***** Material provided *****
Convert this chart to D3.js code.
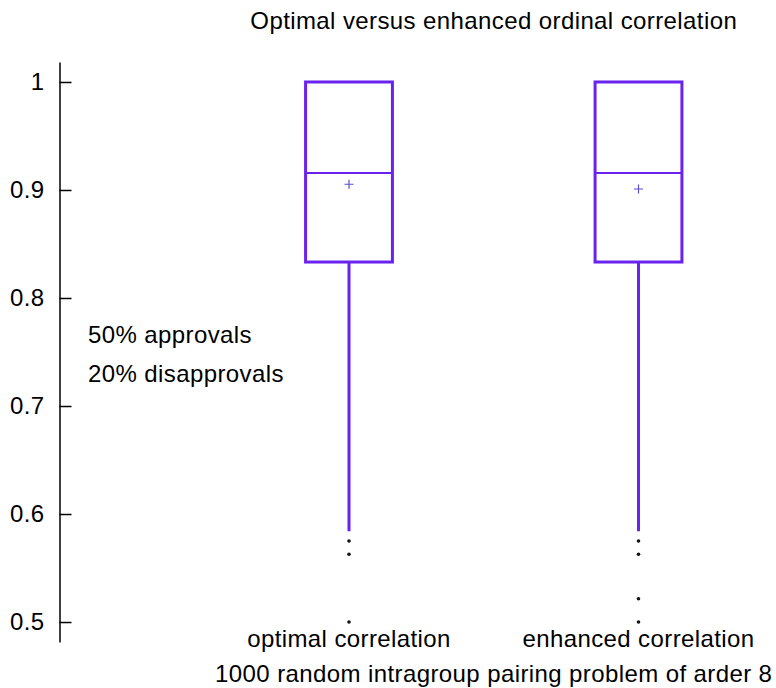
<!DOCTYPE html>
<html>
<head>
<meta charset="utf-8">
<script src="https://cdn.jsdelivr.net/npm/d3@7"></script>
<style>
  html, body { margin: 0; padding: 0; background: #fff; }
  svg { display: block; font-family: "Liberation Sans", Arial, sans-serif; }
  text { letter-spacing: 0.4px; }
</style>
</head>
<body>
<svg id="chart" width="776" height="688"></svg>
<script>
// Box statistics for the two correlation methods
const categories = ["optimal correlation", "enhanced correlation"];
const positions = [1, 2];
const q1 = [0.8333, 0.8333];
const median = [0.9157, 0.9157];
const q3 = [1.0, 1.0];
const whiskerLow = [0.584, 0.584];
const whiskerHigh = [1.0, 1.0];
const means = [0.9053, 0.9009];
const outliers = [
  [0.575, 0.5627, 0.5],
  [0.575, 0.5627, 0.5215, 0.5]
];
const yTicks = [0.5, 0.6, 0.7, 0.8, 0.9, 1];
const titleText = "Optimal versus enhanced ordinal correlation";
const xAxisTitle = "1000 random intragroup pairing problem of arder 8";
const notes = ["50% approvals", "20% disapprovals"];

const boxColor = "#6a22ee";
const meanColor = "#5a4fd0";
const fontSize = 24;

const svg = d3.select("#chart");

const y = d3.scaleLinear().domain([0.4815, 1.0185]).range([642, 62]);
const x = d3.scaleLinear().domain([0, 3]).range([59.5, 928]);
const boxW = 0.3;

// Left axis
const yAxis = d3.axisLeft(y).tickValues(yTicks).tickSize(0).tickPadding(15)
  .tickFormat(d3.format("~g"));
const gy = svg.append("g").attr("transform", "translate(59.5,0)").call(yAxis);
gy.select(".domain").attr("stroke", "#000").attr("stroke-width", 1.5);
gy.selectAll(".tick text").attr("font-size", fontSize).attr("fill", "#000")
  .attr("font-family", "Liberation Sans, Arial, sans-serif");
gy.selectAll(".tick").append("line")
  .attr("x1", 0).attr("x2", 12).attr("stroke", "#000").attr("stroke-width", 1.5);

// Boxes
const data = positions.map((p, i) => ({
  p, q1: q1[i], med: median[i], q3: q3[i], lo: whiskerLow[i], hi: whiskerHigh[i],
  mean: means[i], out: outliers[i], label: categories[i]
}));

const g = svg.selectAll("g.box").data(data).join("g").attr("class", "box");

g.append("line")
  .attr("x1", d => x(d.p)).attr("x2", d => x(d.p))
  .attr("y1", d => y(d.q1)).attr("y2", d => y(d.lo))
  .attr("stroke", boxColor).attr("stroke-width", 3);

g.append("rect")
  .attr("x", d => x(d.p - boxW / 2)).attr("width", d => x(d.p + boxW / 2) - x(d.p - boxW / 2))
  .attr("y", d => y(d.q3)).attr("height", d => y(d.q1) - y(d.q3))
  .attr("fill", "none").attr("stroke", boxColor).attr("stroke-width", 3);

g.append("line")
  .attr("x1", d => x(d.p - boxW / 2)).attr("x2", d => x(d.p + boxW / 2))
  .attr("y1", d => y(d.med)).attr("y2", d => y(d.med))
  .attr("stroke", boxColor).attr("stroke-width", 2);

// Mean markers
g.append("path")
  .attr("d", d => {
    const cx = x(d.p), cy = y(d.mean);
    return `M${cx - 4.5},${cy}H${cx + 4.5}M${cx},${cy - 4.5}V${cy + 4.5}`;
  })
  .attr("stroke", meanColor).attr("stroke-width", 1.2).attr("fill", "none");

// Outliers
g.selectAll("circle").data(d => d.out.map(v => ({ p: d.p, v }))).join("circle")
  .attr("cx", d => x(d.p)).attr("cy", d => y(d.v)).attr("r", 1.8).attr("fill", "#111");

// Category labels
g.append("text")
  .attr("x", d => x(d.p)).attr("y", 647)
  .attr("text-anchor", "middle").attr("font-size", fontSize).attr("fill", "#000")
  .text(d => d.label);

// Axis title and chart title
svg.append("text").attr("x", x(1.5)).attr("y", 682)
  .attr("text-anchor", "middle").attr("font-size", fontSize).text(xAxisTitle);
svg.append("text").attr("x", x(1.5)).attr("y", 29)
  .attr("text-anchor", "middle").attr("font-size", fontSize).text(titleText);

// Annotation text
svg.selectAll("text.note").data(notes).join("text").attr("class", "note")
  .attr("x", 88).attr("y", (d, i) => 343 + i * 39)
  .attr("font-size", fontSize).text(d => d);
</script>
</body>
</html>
*****
***** Material provided *****
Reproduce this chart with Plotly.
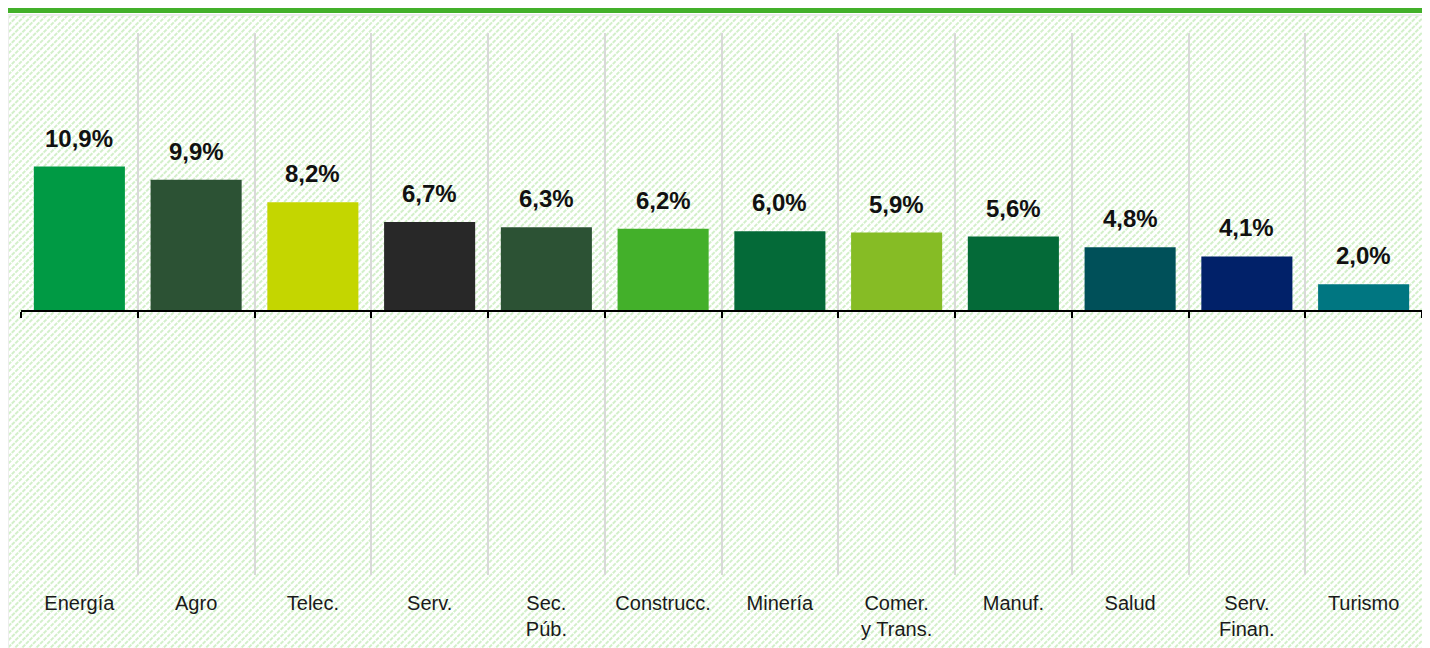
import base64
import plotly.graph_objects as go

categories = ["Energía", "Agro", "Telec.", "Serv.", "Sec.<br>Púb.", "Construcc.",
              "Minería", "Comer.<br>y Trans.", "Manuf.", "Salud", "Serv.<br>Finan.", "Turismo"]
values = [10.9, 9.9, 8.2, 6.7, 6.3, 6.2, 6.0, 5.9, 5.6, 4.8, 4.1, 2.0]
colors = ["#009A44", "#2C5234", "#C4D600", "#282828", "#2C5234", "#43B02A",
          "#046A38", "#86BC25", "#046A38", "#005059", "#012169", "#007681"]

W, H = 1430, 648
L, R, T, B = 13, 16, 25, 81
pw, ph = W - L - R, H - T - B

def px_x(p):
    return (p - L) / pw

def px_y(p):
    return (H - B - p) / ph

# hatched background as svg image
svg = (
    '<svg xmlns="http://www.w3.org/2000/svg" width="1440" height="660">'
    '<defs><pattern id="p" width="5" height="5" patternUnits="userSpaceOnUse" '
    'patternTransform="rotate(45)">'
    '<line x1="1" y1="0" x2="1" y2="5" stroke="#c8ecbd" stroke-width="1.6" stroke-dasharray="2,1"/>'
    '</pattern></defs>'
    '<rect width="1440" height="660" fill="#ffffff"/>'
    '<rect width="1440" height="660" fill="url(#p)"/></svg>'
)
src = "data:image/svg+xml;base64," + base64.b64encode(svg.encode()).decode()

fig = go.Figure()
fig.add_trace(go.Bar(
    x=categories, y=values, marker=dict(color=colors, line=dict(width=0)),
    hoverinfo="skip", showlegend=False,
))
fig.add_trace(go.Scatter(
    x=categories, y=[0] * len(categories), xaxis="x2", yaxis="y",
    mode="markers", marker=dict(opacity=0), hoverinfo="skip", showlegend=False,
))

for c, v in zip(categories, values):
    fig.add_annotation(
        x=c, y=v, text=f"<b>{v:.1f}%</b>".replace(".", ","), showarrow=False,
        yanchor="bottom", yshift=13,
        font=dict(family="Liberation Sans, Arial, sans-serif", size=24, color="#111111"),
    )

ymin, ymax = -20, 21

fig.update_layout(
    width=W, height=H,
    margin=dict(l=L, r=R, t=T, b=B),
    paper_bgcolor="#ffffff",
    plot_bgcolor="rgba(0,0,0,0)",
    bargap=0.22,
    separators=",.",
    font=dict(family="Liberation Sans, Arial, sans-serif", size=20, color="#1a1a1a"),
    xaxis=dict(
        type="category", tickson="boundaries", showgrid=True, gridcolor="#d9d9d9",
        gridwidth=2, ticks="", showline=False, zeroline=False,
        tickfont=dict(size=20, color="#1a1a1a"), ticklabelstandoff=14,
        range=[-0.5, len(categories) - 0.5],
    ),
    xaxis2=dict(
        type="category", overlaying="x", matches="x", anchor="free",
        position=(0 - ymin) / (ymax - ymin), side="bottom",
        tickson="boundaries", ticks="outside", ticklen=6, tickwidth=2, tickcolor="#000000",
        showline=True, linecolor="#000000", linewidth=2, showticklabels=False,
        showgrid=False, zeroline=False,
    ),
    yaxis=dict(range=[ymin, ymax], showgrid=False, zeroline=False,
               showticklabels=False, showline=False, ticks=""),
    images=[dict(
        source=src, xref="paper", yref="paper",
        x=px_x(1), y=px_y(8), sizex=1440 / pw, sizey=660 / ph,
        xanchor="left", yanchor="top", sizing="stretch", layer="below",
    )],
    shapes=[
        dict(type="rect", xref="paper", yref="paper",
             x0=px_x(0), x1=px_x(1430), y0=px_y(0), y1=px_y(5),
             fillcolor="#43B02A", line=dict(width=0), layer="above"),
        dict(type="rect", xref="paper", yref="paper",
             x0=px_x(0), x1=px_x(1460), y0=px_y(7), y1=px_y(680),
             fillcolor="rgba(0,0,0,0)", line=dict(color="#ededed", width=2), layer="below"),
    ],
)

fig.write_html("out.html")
*****
> _Problem details_: Output exactly the lines from the one containing "Convert this chart to D3.js code." through the one containing "const boxW = 0.3;", both included, and nothing else; leave out any pictures.

> _Task solution_:
Convert this chart to D3.js code.
<!DOCTYPE html>
<html>
<head>
<meta charset="utf-8">
<script src="https://cdn.jsdelivr.net/npm/d3@7"></script>
<style>
  html, body { margin: 0; padding: 0; background: #fff; }
  svg { display: block; font-family: "Liberation Sans", Arial, sans-serif; }
  text { letter-spacing: 0.4px; }
</style>
</head>
<body>
<svg id="chart" width="776" height="688"></svg>
<script>
// Box statistics for the two correlation methods
const categories = ["optimal correlation", "enhanced correlation"];
const positions = [1, 2];
const q1 = [0.8333, 0.8333];
const median = [0.9157, 0.9157];
const q3 = [1.0, 1.0];
const whiskerLow = [0.584, 0.584];
const whiskerHigh = [1.0, 1.0];
const means = [0.9053, 0.9009];
const outliers = [
  [0.575, 0.5627, 0.5],
  [0.575, 0.5627, 0.5215, 0.5]
];
const yTicks = [0.5, 0.6, 0.7, 0.8, 0.9, 1];
const titleText = "Optimal versus enhanced ordinal correlation";
const xAxisTitle = "1000 random intragroup pairing problem of arder 8";
const notes = ["50% approvals", "20% disapprovals"];

const boxColor = "#6a22ee";
const meanColor = "#5a4fd0";
const fontSize = 24;

const svg = d3.select("#chart");

const y = d3.scaleLinear().domain([0.4815, 1.0185]).range([642, 62]);
const x = d3.scaleLinear().domain([0, 3]).range([59.5, 928]);
const boxW = 0.3;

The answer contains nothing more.